Stated goal:
The line holding "(RN6390)', 'CC8 (Newman)']" is the last one to output; start at the first line of the data, keep every line in between exactly, and leave out pictures.

Entries shown:
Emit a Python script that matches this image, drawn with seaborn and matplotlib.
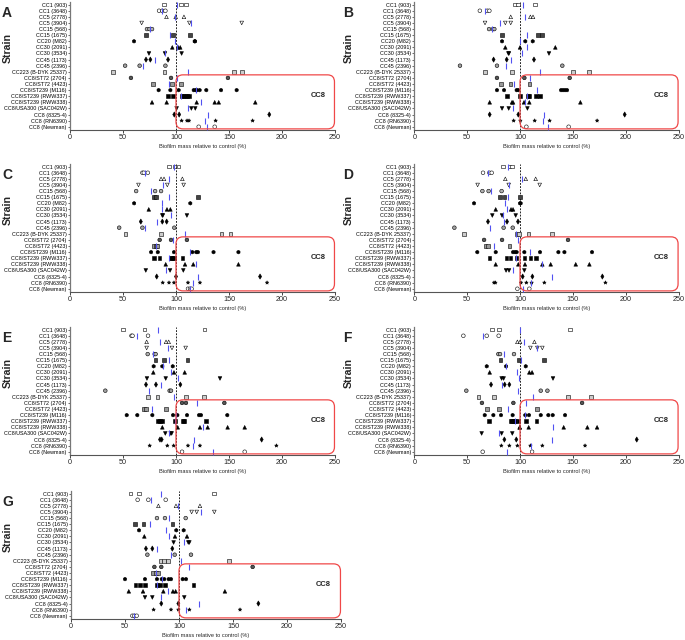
import numpy as np
import pandas as pd
import matplotlib.pyplot as plt
import seaborn as sns
from matplotlib.patches import FancyBboxPatch

sns.set_style('ticks')
plt.rcParams['font.family'] = ['Liberation Sans', 'DejaVu Sans']

strains = ['CC1 (903)', 'CC1 (3648)', 'CC5 (2778)', 'CC5 (3904)', 'CC15 (568)', 'CC15 (1675)',
           'CC20 (M82)', 'CC30 (2091)', 'CC30 (3534)', 'CC45 (1173)', 'CC45 (2396)',
           'CC223 (B-DYK 25337)', 'CC8/ST72 (2704)', 'CC8/ST72 (4423)', 'CC8/ST239 (M116)',
           'CC8/ST239 (RWW337)', 'CC8/ST239 (RWW338)', 'CC8/USA300 (SAC042W)', 'CC8 (8325-4)',
           'CC8 (RN6390)', 'CC8 (Newman)']

# marker shape and face colour for every strain
marker_list = ['s', 'o', '^', 'v', 'o', 's', 'h', '^', 'v', 'd', 'o', 's', 'o', 's', 'h', 's', '^', 'v', 'd', '*', 'o']
face_list = ['white', 'white', 'white', 'white', '#b0b0b0', '#444444', 'black', 'black', 'black', 'black',
             '#a0a0a0', '#cccccc', '#555555', '#999999', 'black', 'black', 'black', 'black', 'black', 'black', 'white']

panel_a = [[88.7, 104.4, 109.4], [84, 87, 90], [91, 99.7, 107.5], [67.6, 112.6, 162], [72.6, 75, 77.4],
           [71.7, 97, 113.5], [60.4, 117.6, 118], [96.5, 102, 104], [74.5, 89.6, 105.3], [71.7, 75.8, 92.5],
           [52, 65.7, 90], [40.6, 89.3, 154.4, 162], [57.5, 95.3, 149], [78, 96.5, 105],
           [83.6, 94.7, 102.5, 116.7, 118.6, 119.8, 122.3, 128.6, 142.5, 157.2],
           [92.5, 97.2, 105.3, 107, 108.5, 110.4, 112], [77.4, 91.2, 119.5, 136.5, 140.3, 174.8],
           [100.6, 114.5, 118.2], [98.4, 103, 188], [105.3, 110.4, 112.3, 137.4, 172.3], [121.4, 136.5]]

panel_b = [[95.3, 97.8, 114.2], [62, 69, 71], [91.2, 109.8, 112.3], [66.9, 86.1, 91.2], [70.7, 74.4, 75.7],
           [83, 117.3, 120.5], [83, 105, 112], [86.1, 100, 133.4], [89, 89.5, 127.4], [75, 87.4, 113.2],
           [43.2, 78.2, 140], [66.9, 92.1, 150.2, 165.3], [78.2, 104.1, 147], [82.3, 90.9, 109.1],
           [78.2, 84.9, 96.8, 98.4, 138.8, 140.7, 142.6, 144.5],
           [87.7, 100, 107.3, 108.5, 114.8, 119.2], [71.3, 92.4, 93.4, 103.8, 108.8, 157.1],
           [83, 89.3, 107], [71.3, 98.4, 199], [94, 100.3, 113.9, 128, 172.9], [106, 146]]

panel_c = [[93.4, 98.7, 102.5], [68.3, 69.6, 73.4], [85.9, 88.7, 106], [64.6, 91.8, 107.2], [62.4, 80.3, 85.9],
           [79.3, 80.9, 121], [60.5, 113.5], [74.3, 91.5, 94.7], [87.1, 87.6, 110.3], [66.8, 87.1, 91.2],
           [46.4, 68.3, 98.4], [52.4, 85.6, 143, 151.4], [84.6, 95.3, 110.3], [79.3, 80.9, 81.8],
           [76.5, 82.8, 98.1, 115.4, 119.1, 120.7, 135.4, 158.9],
           [79.3, 84.3, 95, 96.2, 98.1, 106], [90.3, 108.5, 116.3, 158.9],
           [71.5, 94.4, 106.9], [81.8, 100, 179.3], [87.5, 93.4, 98.1, 111.3, 122.6, 185.9], [111.3, 113.2, 114.7]]

panel_d = [[83.6, 89.9, 92.7], [65, 71, 73.2], [86.1, 105.4, 114.8], [59.9, 89.3, 118.6], [64.4, 70.3, 82.6],
           [81, 85.2, 100], [56.5, 100, 100.6], [77, 91.5, 93.4], [73.8, 83, 95.9], [69.7, 87.7, 98.1],
           [37.9, 84.5, 93.1], [47, 97, 99, 108, 130], [66, 83, 145.4], [67.5, 69.5, 89.9],
           [59.6, 77, 93.4, 95.3, 96.8, 104.1, 118.9, 136.3, 142, 168.1],
           [71, 87.1, 90.9, 96.8, 104.1, 109.8, 114.8], [77, 98.4, 104.7, 121.1, 129, 152.7, 165.6],
           [86.8, 89.6, 104.1], [102.5, 111.7, 177.9], [75.4, 76.7, 100.9, 106, 111, 123, 180.8], [97.5, 108.8]]

panel_e = [[50.3, 70.4, 127], [58, 59, 73.6], [72.3, 90.6, 93.1], [72.3, 96.2, 109.1], [73.3, 79.9, 80.8],
           [80.8, 88.7, 111], [78.9, 87.1, 96.9], [78.6, 98.1, 108.2], [72.6, 90.3, 141.5], [71.7, 81.1, 104.1],
           [33.3, 94, 95.3], [73.3, 82.4, 109.4, 126.4], [105.7, 109.4, 145.6], [70, 71.5, 90.3],
           [53.5, 63.5, 77.7, 97.2, 101.3, 110.4, 121.7, 123.6, 148.4],
           [83.3, 84.9, 86.8, 99.1, 106.3, 107.5, 128.3], [87.1, 101.6, 122.6, 129.9, 148.7, 164.8],
           [89.9, 95, 95.9], [84.9, 86.5, 180.8], [75.2, 91.8, 97.8, 111.3, 122.6, 194.7], [105.7, 164.8]]

panel_f = [[73.8, 79.8, 147.3], [46.4, 68.5, 79.8], [97.5, 100, 113.6], [109.8, 116.4, 121.1], [79.5, 81.1, 94.3],
           [81.4, 98.7, 122.4], [68.5, 86.8, 105.4], [71.3, 108.8, 111.4], [82.6, 84.5, 131.2], [72.6, 85.5, 89.9],
           [49.2, 119.6, 125.9], [60.6, 75.4, 145.4, 166.9], [64, 93.7, 158.7], [69, 79.8, 115.8],
           [66.6, 74.8, 82, 93, 105, 108.5, 119.6, 126.8, 130.9, 142.6],
           [70.7, 91.5, 92.7, 94, 95.3, 98.7, 105.7, 115.5], [99.7, 99.7, 108.2, 141.3, 163.7, 172.9],
           [63.7, 82.6, 92.7], [85.2, 96.5, 210.4], [82.3, 89.9, 97.5, 109.8, 121.1, 161.5], [64.7, 111.4]]

panel_g = [[55.2, 63, 132.1], [61.7, 71.6, 87.7], [80.9, 97.2, 119.4], [111.7, 116.4, 132.7], [79.6, 87, 106.2],
           [59.3, 67, 94.1], [63, 97.5, 104.3], [67.9, 96.3, 107.4], [95, 108.6, 109.6], [69.4, 75.3, 93.8],
           [70.7, 96, 111.1], [83, 86.4, 90.1, 146.6], [77.2, 83.6, 168.2], [76.2, 78.7, 80.6],
           [50, 68.5, 79.6, 84, 86.4, 90.4, 92.6, 103.4, 106.5],
           [59.6, 64.2, 68.5, 79.6, 82.7, 87, 113.3], [53.5, 66.7, 85.5, 94.4, 96.9, 142.5],
           [68.5, 75.3, 104.9], [83.6, 99.4, 173.5], [76.5, 92.6, 99.4, 109.6, 156.5], [56.8, 58.6, 60.8]]

panels = {'A': panel_a, 'B': panel_b, 'C': panel_c, 'D': panel_d, 'E': panel_e, 'F': panel_f, 'G': panel_g}

rows = []
for name, vals in panels.items():
    for i, v in enumerate(vals):
        for x in v:
            rows.append((name, i, strains[i], x))
df = pd.DataFrame(rows, columns=['panel', 'row', 'strain', 'value'])

marker_map = dict(zip(strains, marker_list))
face_map = dict(zip(strains, face_list))

W, H = 685, 640
fig = plt.figure(figsize=(W / 100, H / 100), dpi=100)

# (left px, top px, width px) for every panel
layout = {'A': (70, 1.6, 265), 'B': (414.3, 1.6, 264.3),
          'C': (70, 163.6, 265), 'D': (414.3, 163.6, 264.3),
          'E': (70, 326.6, 265), 'F': (414.3, 326.6, 264.3),
          'G': (71, 490.6, 270)}
ax_h = 128.2

for name, (l, t, w) in layout.items():
    ax = fig.add_axes([l / W, 1 - (t + ax_h) / H, w / W, ax_h / H])
    sub = df[df['panel'] == name]
    ax.axvline(100, color='black', ls=(0, (2.2, 1.6)), lw=0.6, zorder=1)
    sns.scatterplot(data=sub, x='value', y='row', hue='strain', style='strain',
                    markers=marker_map, palette=face_map, edgecolor='black', linewidth=0.4,
                    s=7, legend=False, ax=ax, zorder=3)
    means = sub.groupby('row')['value'].mean()
    sns.scatterplot(x=means.values, y=means.index, marker='|', color='#5252f2',
                    s=15, linewidth=0.8, legend=False, ax=ax, zorder=4)

    ax.set_xlim(0, 250)
    ax.set_ylim(20.5, -0.5)
    ax.set_yticks(range(len(strains)))
    ax.set_yticklabels(strains, fontsize=3.9)
    ax.set_xticks(range(0, 251, 50))
    ax.tick_params(axis='x', labelsize=5.2, length=2, width=0.6, pad=1)
    ax.tick_params(axis='y', length=1.5, width=0.6, pad=0.8, colors='#555555', labelcolor='black')
    ax.set_xlabel('Biofilm mass relative to control (%)', fontsize=4.1, labelpad=2.5)
    ax.set_ylabel('')
    ax.spines['top'].set_visible(False)
    ax.spines['right'].set_visible(False)
    ax.spines['left'].set_color('#777777')
    ax.spines['left'].set_linewidth(0.9)
    ax.spines['bottom'].set_color('#555555')
    ax.spines['bottom'].set_linewidth(0.8)

    # rounded red frame around the CC8 strains, drawn in pixels so corners stay round
    x0, y0 = ax.transData.transform((100, 20.35))
    x1, y1 = ax.transData.transform((249.5, 11.5))
    box = FancyBboxPatch((x0, y0), x1 - x0, y1 - y0, boxstyle='round,pad=0,rounding_size=7',
                         transform=None, fill=False, ec='#f04848', lw=0.9, zorder=2)
    fig.add_artist(box)
    ax.text(234, 14.9, 'CC8', fontsize=5.5, fontweight='bold', ha='center', va='center')

    col_x = 2 if l < 200 else 343
    fig.text(col_x / W, 1 - (t + 4) / H, name, fontsize=10, fontweight='bold', va='top', ha='left')
    fig.text((col_x + 5.5) / W, 1 - (t + 46) / H, 'Strain', fontsize=7.6, fontweight='bold',
             rotation=90, va='center', ha='center')

fig.savefig('out.png', dpi=100)
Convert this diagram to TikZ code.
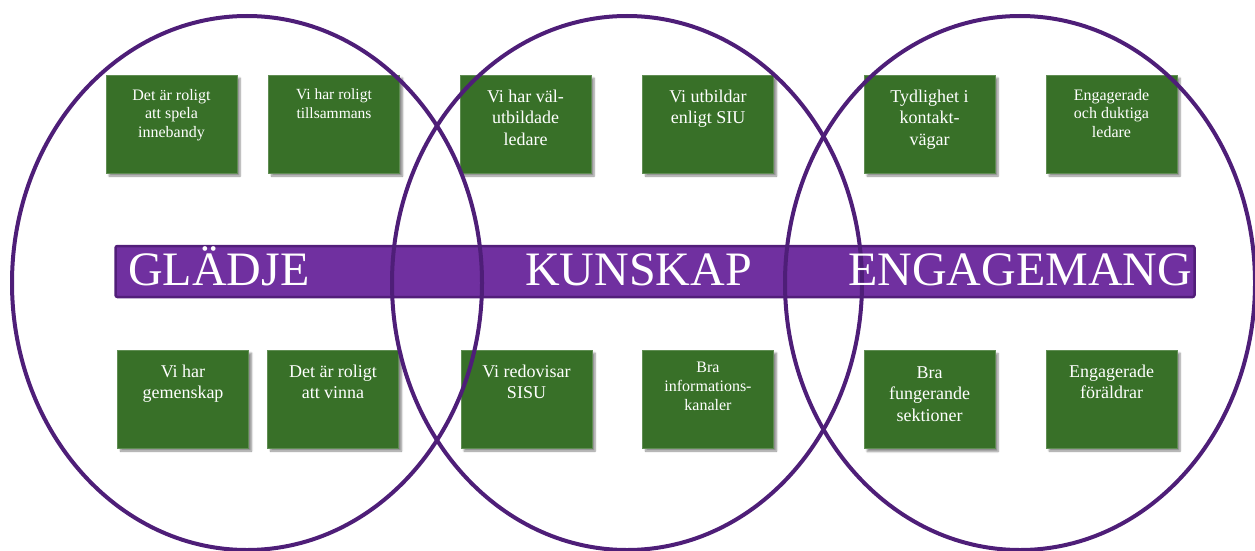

Result of the exercise:
Emit a Python script that matches this image, drawn with seaborn and matplotlib.
import numpy as np
import pandas as pd
import matplotlib.pyplot as plt
import seaborn as sns
from matplotlib.patches import FancyBboxPatch

sns.set_style('ticks')
plt.rcParams['font.family'] = ['Liberation Sans', 'DejaVu Sans']

strains = ['CC1 (903)', 'CC1 (3648)', 'CC5 (2778)', 'CC5 (3904)', 'CC15 (568)', 'CC15 (1675)',
           'CC20 (M82)', 'CC30 (2091)', 'CC30 (3534)', 'CC45 (1173)', 'CC45 (2396)',
           'CC223 (B-DYK 25337)', 'CC8/ST72 (2704)', 'CC8/ST72 (4423)', 'CC8/ST239 (M116)',
           'CC8/ST239 (RWW337)', 'CC8/ST239 (RWW338)', 'CC8/USA300 (SAC042W)', 'CC8 (8325-4)',
           'CC8 (RN6390)', 'CC8 (Newman)']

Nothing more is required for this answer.